◆ **Supplied material**
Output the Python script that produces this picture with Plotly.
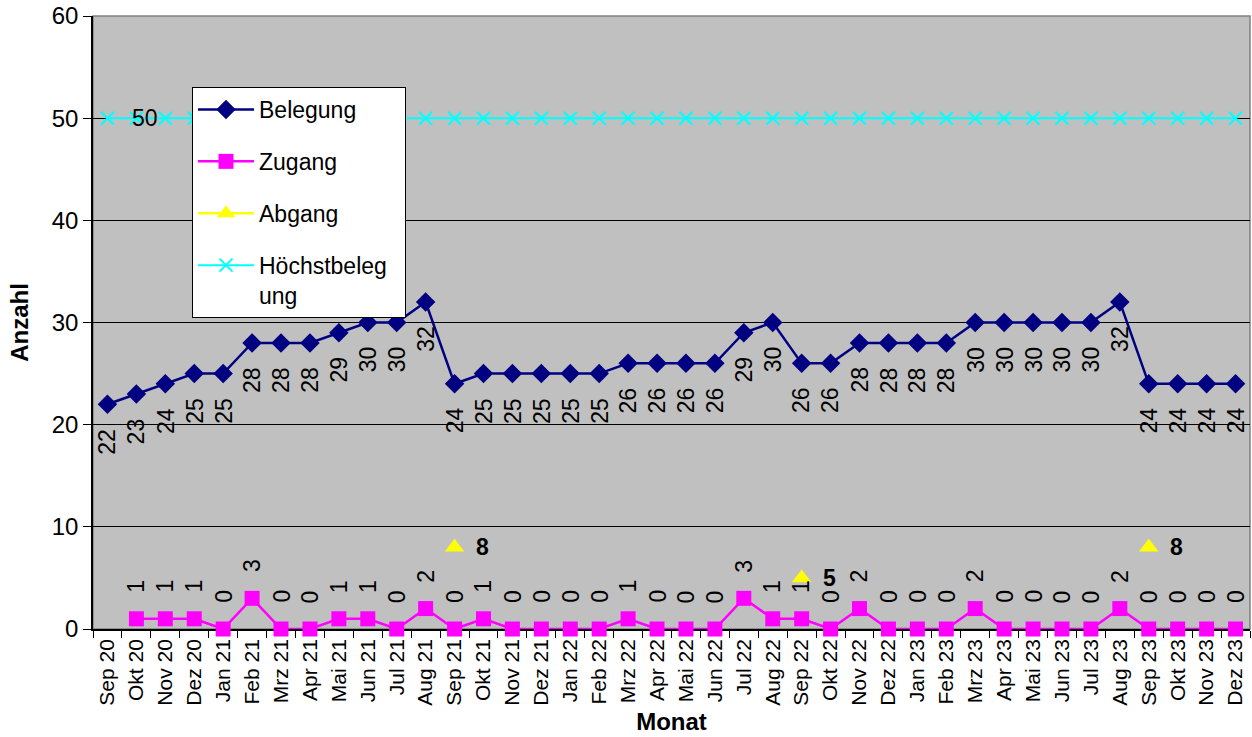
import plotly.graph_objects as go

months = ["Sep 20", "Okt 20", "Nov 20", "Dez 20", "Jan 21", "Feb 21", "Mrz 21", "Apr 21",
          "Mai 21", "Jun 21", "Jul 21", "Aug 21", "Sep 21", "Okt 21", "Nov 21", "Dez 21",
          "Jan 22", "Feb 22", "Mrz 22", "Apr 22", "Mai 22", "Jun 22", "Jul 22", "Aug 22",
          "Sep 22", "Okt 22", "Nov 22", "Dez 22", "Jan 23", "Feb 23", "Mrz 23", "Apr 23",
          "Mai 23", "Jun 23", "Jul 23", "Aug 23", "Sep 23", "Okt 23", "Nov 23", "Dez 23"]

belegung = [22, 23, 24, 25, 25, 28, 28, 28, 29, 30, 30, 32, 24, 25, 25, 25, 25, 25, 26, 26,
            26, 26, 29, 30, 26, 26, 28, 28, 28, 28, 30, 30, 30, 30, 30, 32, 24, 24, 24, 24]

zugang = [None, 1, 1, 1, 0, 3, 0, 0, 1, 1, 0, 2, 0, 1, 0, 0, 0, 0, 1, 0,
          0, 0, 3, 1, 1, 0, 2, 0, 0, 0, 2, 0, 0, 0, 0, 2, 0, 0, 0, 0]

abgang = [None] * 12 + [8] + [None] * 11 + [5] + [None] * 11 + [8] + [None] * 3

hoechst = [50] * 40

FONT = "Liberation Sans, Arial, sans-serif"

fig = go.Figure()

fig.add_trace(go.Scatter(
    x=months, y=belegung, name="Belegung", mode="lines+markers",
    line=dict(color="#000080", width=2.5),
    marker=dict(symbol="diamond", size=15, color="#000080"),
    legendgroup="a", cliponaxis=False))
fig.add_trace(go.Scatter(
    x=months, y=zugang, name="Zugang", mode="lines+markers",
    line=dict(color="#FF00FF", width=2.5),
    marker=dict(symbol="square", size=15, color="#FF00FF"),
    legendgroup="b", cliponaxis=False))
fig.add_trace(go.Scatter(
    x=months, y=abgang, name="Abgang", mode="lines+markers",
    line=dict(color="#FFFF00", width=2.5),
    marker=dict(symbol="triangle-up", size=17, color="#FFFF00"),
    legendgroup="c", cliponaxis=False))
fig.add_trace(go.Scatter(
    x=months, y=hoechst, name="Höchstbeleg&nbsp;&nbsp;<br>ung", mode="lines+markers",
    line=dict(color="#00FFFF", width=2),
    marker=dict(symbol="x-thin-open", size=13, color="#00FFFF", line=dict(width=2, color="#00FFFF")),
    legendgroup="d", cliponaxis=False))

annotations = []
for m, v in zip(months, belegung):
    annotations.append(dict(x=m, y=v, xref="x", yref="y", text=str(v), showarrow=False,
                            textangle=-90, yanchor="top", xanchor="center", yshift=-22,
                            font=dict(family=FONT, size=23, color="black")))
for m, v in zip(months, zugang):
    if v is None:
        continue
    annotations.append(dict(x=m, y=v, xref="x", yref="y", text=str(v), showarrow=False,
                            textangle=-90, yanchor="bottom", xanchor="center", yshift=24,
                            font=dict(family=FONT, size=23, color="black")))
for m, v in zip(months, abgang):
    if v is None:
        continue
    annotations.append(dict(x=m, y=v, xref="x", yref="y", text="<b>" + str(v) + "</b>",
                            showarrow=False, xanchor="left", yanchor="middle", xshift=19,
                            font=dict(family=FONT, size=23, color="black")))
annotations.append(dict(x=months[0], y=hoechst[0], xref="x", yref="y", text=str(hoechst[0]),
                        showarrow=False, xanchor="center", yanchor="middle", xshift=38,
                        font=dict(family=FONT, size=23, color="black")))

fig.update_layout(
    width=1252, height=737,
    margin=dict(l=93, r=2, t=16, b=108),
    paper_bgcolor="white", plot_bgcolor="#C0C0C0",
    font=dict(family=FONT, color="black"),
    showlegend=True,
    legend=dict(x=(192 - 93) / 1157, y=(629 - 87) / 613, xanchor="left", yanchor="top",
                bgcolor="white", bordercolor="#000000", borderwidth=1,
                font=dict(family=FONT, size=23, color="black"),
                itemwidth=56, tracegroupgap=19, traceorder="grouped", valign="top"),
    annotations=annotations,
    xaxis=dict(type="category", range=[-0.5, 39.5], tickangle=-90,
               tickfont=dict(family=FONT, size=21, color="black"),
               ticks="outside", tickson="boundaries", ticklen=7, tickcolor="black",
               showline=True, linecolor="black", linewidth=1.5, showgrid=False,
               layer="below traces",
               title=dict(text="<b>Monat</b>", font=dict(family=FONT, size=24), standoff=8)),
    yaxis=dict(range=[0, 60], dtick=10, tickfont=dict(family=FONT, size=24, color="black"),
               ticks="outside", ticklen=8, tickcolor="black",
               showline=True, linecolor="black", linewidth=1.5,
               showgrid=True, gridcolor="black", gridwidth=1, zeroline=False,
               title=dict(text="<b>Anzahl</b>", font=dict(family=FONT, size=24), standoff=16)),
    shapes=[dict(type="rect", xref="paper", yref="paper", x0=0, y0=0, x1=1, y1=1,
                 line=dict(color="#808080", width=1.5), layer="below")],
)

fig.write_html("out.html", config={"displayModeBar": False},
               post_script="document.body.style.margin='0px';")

◆ **Aim of the task**
The material above must be printed exactly, with its pictures left out.

◆ **Answer in full**
Output the Python script that produces this picture with Plotly.
import plotly.graph_objects as go

months = ["Sep 20", "Okt 20", "Nov 20", "Dez 20", "Jan 21", "Feb 21", "Mrz 21", "Apr 21",
          "Mai 21", "Jun 21", "Jul 21", "Aug 21", "Sep 21", "Okt 21", "Nov 21", "Dez 21",
          "Jan 22", "Feb 22", "Mrz 22", "Apr 22", "Mai 22", "Jun 22", "Jul 22", "Aug 22",
          "Sep 22", "Okt 22", "Nov 22", "Dez 22", "Jan 23", "Feb 23", "Mrz 23", "Apr 23",
          "Mai 23", "Jun 23", "Jul 23", "Aug 23", "Sep 23", "Okt 23", "Nov 23", "Dez 23"]

belegung = [22, 23, 24, 25, 25, 28, 28, 28, 29, 30, 30, 32, 24, 25, 25, 25, 25, 25, 26, 26,
            26, 26, 29, 30, 26, 26, 28, 28, 28, 28, 30, 30, 30, 30, 30, 32, 24, 24, 24, 24]

zugang = [None, 1, 1, 1, 0, 3, 0, 0, 1, 1, 0, 2, 0, 1, 0, 0, 0, 0, 1, 0,
          0, 0, 3, 1, 1, 0, 2, 0, 0, 0, 2, 0, 0, 0, 0, 2, 0, 0, 0, 0]

abgang = [None] * 12 + [8] + [None] * 11 + [5] + [None] * 11 + [8] + [None] * 3

hoechst = [50] * 40

FONT = "Liberation Sans, Arial, sans-serif"

fig = go.Figure()

fig.add_trace(go.Scatter(
    x=months, y=belegung, name="Belegung", mode="lines+markers",
    line=dict(color="#000080", width=2.5),
    marker=dict(symbol="diamond", size=15, color="#000080"),
    legendgroup="a", cliponaxis=False))
fig.add_trace(go.Scatter(
    x=months, y=zugang, name="Zugang", mode="lines+markers",
    line=dict(color="#FF00FF", width=2.5),
    marker=dict(symbol="square", size=15, color="#FF00FF"),
    legendgroup="b", cliponaxis=False))
fig.add_trace(go.Scatter(
    x=months, y=abgang, name="Abgang", mode="lines+markers",
    line=dict(color="#FFFF00", width=2.5),
    marker=dict(symbol="triangle-up", size=17, color="#FFFF00"),
    legendgroup="c", cliponaxis=False))
fig.add_trace(go.Scatter(
    x=months, y=hoechst, name="Höchstbeleg&nbsp;&nbsp;<br>ung", mode="lines+markers",
    line=dict(color="#00FFFF", width=2),
    marker=dict(symbol="x-thin-open", size=13, color="#00FFFF", line=dict(width=2, color="#00FFFF")),
    legendgroup="d", cliponaxis=False))

annotations = []
for m, v in zip(months, belegung):
    annotations.append(dict(x=m, y=v, xref="x", yref="y", text=str(v), showarrow=False,
                            textangle=-90, yanchor="top", xanchor="center", yshift=-22,
                            font=dict(family=FONT, size=23, color="black")))
for m, v in zip(months, zugang):
    if v is None:
        continue
    annotations.append(dict(x=m, y=v, xref="x", yref="y", text=str(v), showarrow=False,
                            textangle=-90, yanchor="bottom", xanchor="center", yshift=24,
                            font=dict(family=FONT, size=23, color="black")))
for m, v in zip(months, abgang):
    if v is None:
        continue
    annotations.append(dict(x=m, y=v, xref="x", yref="y", text="<b>" + str(v) + "</b>",
                            showarrow=False, xanchor="left", yanchor="middle", xshift=19,
                            font=dict(family=FONT, size=23, color="black")))
annotations.append(dict(x=months[0], y=hoechst[0], xref="x", yref="y", text=str(hoechst[0]),
                        showarrow=False, xanchor="center", yanchor="middle", xshift=38,
                        font=dict(family=FONT, size=23, color="black")))

fig.update_layout(
    width=1252, height=737,
    margin=dict(l=93, r=2, t=16, b=108),
    paper_bgcolor="white", plot_bgcolor="#C0C0C0",
    font=dict(family=FONT, color="black"),
    showlegend=True,
    legend=dict(x=(192 - 93) / 1157, y=(629 - 87) / 613, xanchor="left", yanchor="top",
                bgcolor="white", bordercolor="#000000", borderwidth=1,
                font=dict(family=FONT, size=23, color="black"),
                itemwidth=56, tracegroupgap=19, traceorder="grouped", valign="top"),
    annotations=annotations,
    xaxis=dict(type="category", range=[-0.5, 39.5], tickangle=-90,
               tickfont=dict(family=FONT, size=21, color="black"),
               ticks="outside", tickson="boundaries", ticklen=7, tickcolor="black",
               showline=True, linecolor="black", linewidth=1.5, showgrid=False,
               layer="below traces",
               title=dict(text="<b>Monat</b>", font=dict(family=FONT, size=24), standoff=8)),
    yaxis=dict(range=[0, 60], dtick=10, tickfont=dict(family=FONT, size=24, color="black"),
               ticks="outside", ticklen=8, tickcolor="black",
               showline=True, linecolor="black", linewidth=1.5,
               showgrid=True, gridcolor="black", gridwidth=1, zeroline=False,
               title=dict(text="<b>Anzahl</b>", font=dict(family=FONT, size=24), standoff=16)),
    shapes=[dict(type="rect", xref="paper", yref="paper", x0=0, y0=0, x1=1, y1=1,
                 line=dict(color="#808080", width=1.5), layer="below")],
)

fig.write_html("out.html", config={"displayModeBar": False},
               post_script="document.body.style.margin='0px';")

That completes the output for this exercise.